Seruan ini terpampang jelas dalam laporan surat kabar milik negara, Global New Light of Myanmar, Jumat (18/7/2025).
“Dewan Administrasi Negara mengundang mereka yang terlibat dalam berbagai kelompok bersenjata, termasuk PDF, untuk kembali ke jalur hukum. Mereka yang menerima tawaran ini akan diberikan bantuan dan dukungan yang diperlukan,” demikian pernyataan pemerintah.
Tak hanya itu, ada iming-iming menggiurkan: ‘individu yang kembali bersama senjata dan amunisi akan diberikan imbalan uang tunai’. Ini jelas upaya ‘pelicin’ agar para pejuang ini mau turun gunung.
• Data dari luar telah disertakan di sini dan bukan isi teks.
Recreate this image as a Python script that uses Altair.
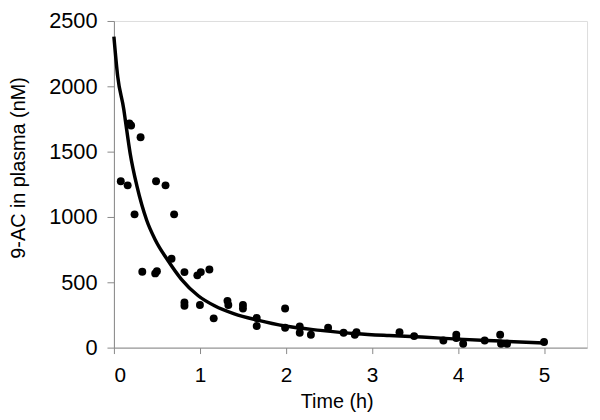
import altair as alt
import pandas as pd

# Observed plasma concentrations (time in h, concentration in nM)
obs_time = [0.08, 0.16, 0.18, 0.20, 0.24, 0.31, 0.33, 0.48, 0.49, 0.50,
            0.60, 0.67, 0.70, 0.82, 0.82, 0.82, 0.97, 1.00, 1.01, 1.11,
            1.16, 1.32, 1.33, 1.50, 1.50, 1.66, 1.66, 1.99, 1.99, 2.16,
            2.16, 2.29, 2.49, 2.67, 2.80, 2.82, 3.32, 3.49, 3.83, 3.98,
            3.98, 4.06, 4.31, 4.49, 4.50, 4.57, 5.00]
obs_conc = [1273, 1242, 1715, 1700, 1020, 1610, 581, 568, 1273, 585,
            1242, 680, 1020, 578, 346, 320, 553, 326, 578, 598,
            224, 358, 326, 326, 300, 227, 165, 300, 152, 162,
            114, 98, 152, 114, 98, 118, 118, 88, 55, 98,
            73, 30, 55, 98, 30, 30, 43]

# Fitted curve
fit_time = [0, 0.044, 0.115, 0.134, 0.19, 0.27, 0.38, 0.48, 0.63, 0.785,
            0.98, 1.17, 1.40, 1.67, 1.99, 2.4, 2.82, 3.2, 3.58, 4.0, 4.5, 5.0]
fit_conc = [2380, 2076, 1823, 1735, 1482, 1230, 977, 826, 665, 523,
            397, 320, 258, 210, 165, 132, 106, 92, 81, 65, 50, 35]

x_ticks = [0, 1, 2, 3, 4, 5]
y_ticks = [0, 500, 1000, 1500, 2000, 2500]

obs = pd.DataFrame({"t": obs_time, "c": obs_conc})
fit = pd.DataFrame({"t": fit_time, "c": fit_conc})

FONT = "Liberation Sans"

x_enc = alt.X(
    "t:Q",
    scale=alt.Scale(domain=[0, 5.5], nice=False),
    axis=alt.Axis(
        title="Time (h)", values=x_ticks, format="d", grid=False,
        tickSize=6, labelPadding=11, labelFontSize=21, titleFontSize=20,
        titleFontWeight="normal", titleX=225, titleY=61,
        titleBaseline="alphabetic", titleAlign="center",
    ),
)
y_enc = alt.Y(
    "c:Q",
    scale=alt.Scale(domain=[0, 2500], nice=False),
    axis=alt.Axis(
        title="9-AC in plasma (nM)", values=y_ticks, format="d", grid=False,
        tickSize=7, labelPadding=10, labelFontSize=22, titleFontSize=20,
        titleFontWeight="normal", titleX=-96, titleY=148,
        titleAngle=270, titleBaseline="middle", titleAlign="center",
    ),
)

points = alt.Chart(obs).mark_circle(size=64, color="black", opacity=1).encode(
    x=x_enc, y=y_enc
)
curve = alt.Chart(fit).mark_line(
    color="black", strokeWidth=3.5, interpolate="monotone"
).encode(x="t:Q", y="c:Q")

chart = (
    alt.layer(points, curve)
    .properties(
        width=478, height=330,
        autosize=alt.AutoSizeParams(type="none"),
        padding={"left": 107, "top": 11, "right": 5, "bottom": 70},
    )
    .configure_view(stroke=None)
    .configure_axis(
        domainColor="black", domainWidth=1.5, tickColor="black", tickWidth=1.5,
        labelColor="black", titleColor="black", labelFont=FONT, titleFont=FONT,
    )
    .configure(background="white")
)

chart.save("out.html", embed_options={"renderer": "svg", "actions": False})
Pemerintah Myanmar mengklaim, aksi kekerasan yang dilakukan para pemberontak, ditambah perebutan kekuasaan antarkomandan, telah membuat banyak pejuang merasa kecewa dan kehilangan arah. Mereka seolah tak tahu lagi untuk apa bertempur.
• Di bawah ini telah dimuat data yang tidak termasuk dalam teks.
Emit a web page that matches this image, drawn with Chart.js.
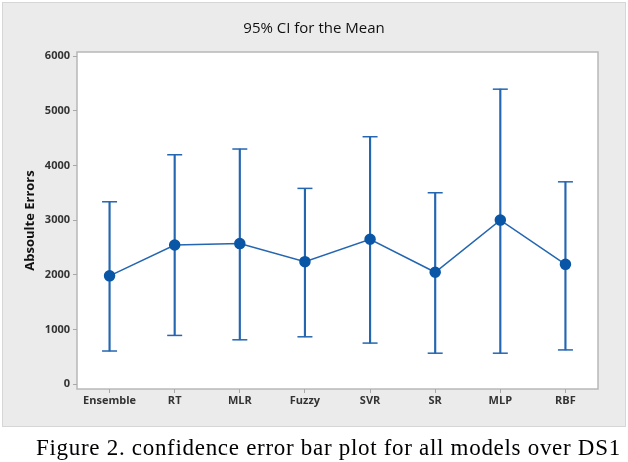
<!DOCTYPE html>
<html>
<head>
<meta charset="utf-8">
<script src="https://cdn.jsdelivr.net/npm/chart.js@4"></script>
<style>
  body { margin: 0; background: #fff; }
  #wrap { position: relative; width: 628px; height: 462px; }
  #caption {
    position: absolute; left: 36px; top: 437px;
    font-family: "Liberation Serif", "Times New Roman", serif;
    font-size: 23px; line-height: 22px; letter-spacing: 0.7px; color: #000; white-space: nowrap;
  }
</style>
</head>
<body>
<div id="wrap">
  <canvas id="ciChart" width="628" height="462"></canvas>
  <div id="caption">Figure 2. confidence error bar plot for all models over DS1</div>
</div>
<script>
// Data
const categories = ['Ensemble', 'RT', 'MLR', 'Fuzzy', 'SVR', 'SR', 'MLP', 'RBF'];
const means = [1980, 2545, 2570, 2240, 2650, 2045, 3000, 2190];
const upper = [3335, 4195, 4300, 3580, 4525, 3500, 5395, 3700];
const lower = [605, 890, 810, 865, 750, 565, 565, 625];
const yTicks = [0, 1000, 2000, 3000, 4000, 5000, 6000];

const blue = '#0a56a6';
const whisker = '#2466b0';

// Grey panel behind the chart and white plot box with a frame
const panelPlugin = {
  id: 'panel',
  beforeDraw(chart) {
    const { ctx, chartArea: a } = chart;
    ctx.save();
    ctx.fillStyle = '#ffffff';
    ctx.fillRect(0, 0, chart.width, chart.height);
    ctx.fillStyle = '#ebebeb';
    ctx.fillRect(2, 2, 624, 425);
    ctx.strokeStyle = '#d6d6d6';
    ctx.lineWidth = 1;
    ctx.strokeRect(2.5, 2.5, 623, 424);
    ctx.fillStyle = '#ffffff';
    ctx.fillRect(a.left, a.top, a.right - a.left, a.bottom - a.top);
    ctx.strokeStyle = '#b8b8b8';
    ctx.lineWidth = 1.5;
    ctx.strokeRect(a.left, a.top, a.right - a.left, a.bottom - a.top);
    ctx.restore();
  }
};

const capStyle = {
  type: 'line',
  showLine: false,
  pointStyle: 'line',
  pointRadius: 7.5,
  pointHoverRadius: 7.5,
  pointBorderWidth: 1.5,
  pointBorderColor: whisker,
  borderColor: whisker,
  order: 2
};

const tickFont = { family: 'Open Sans', size: 11, weight: 'bold' };

new Chart(document.getElementById('ciChart'), {
  type: 'bar',
  data: {
    labels: categories,
    datasets: [
      {
        type: 'line',
        data: means,
        borderColor: whisker,
        borderWidth: 1.5,
        pointRadius: 5,
        pointHoverRadius: 5,
        pointBackgroundColor: blue,
        pointBorderColor: blue,
        tension: 0,
        order: 0
      },
      {
        type: 'bar',
        data: categories.map((c, i) => [lower[i], upper[i]]),
        backgroundColor: whisker,
        barThickness: 1.5,
        order: 3
      },
      { ...capStyle, data: upper },
      { ...capStyle, data: lower }
    ]
  },
  options: {
    responsive: false,
    animation: false,
    layout: { padding: { top: 11, left: 30, right: 30, bottom: 43 } },
    plugins: {
      legend: { display: false },
      tooltip: { enabled: false },
      title: {
        display: true,
        text: '95% CI for the Mean',
        color: '#111',
        font: { family: 'Open Sans', size: 15, weight: 'normal' },
        padding: { top: 9, bottom: 14 }
      }
    },
    scales: {
      x: {
        offset: true,
        border: { display: false },
        grid: { offset: false, drawOnChartArea: false, color: '#a8a8a8', tickLength: 4 },
        ticks: { color: '#333', padding: 1, font: tickFont },
        afterFit(axis) { axis.height = 30; }
      },
      y: {
        min: -90,
        max: 6075,
        border: { display: false },
        grid: { drawOnChartArea: false, color: '#a8a8a8', tickLength: 4 },
        afterBuildTicks(axis) { axis.ticks = yTicks.map(v => ({ value: v })); },
        ticks: {
          color: '#333',
          padding: 3,
          font: tickFont,
          callback: v => String(v)
        },
        title: {
          display: true,
          text: 'Absoulte Errors',
          color: '#111',
          font: { family: 'Open Sans', size: 13, weight: 'bold' },
          padding: { top: -8, bottom: 0 }
        },
        afterFit(axis) { axis.width = 47; }
      }
    }
  },
  plugins: [panelPlugin]
});
</script>
</body>
</html>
‘Aksi Teror’ dan Tawaran ‘Pulang Kampung’
Pemerintah junta mengajak mereka yang kecewa terhadap perjuangan bersenjata, atau yang merasa dipaksa oleh komandan untuk melakukan ‘aksi teror’ terhadap warga sipil, agar segera menghubungi kantor pemerintahan, markas militer, atau kantor polisi terdekat untuk mendapatkan bantuan.
Bahkan, pemerintah mendorong agar para pejuang itu membawa sebanyak mungkin senjata dan amunisi saat menyerahkan diri. Semakin banyak senjata yang diserahkan, makin tebal pundi-pundi uang tunai yang dijanjikan.
Ingat, konflik sipil di Myanmar pecah setelah militer mengambil alih kekuasaan melalui kudeta pada 2021. Kudeta itu mengakhiri satu dekade pemerintahan sipil yang sempat memberi harapan demokrasi. Selain kelompok oposisi bersenjata seperti PDF, sejumlah pasukan bersenjata etnis juga turut terlibat dalam konflik berdarah ini.
Mampukah ‘rayuan’ amnesti dan uang tunai ini meredam gejolak perang saudara di Myanmar? Atau hanya jadi angin lalu di tengah bara api perlawanan? Kita lihat saja nanti.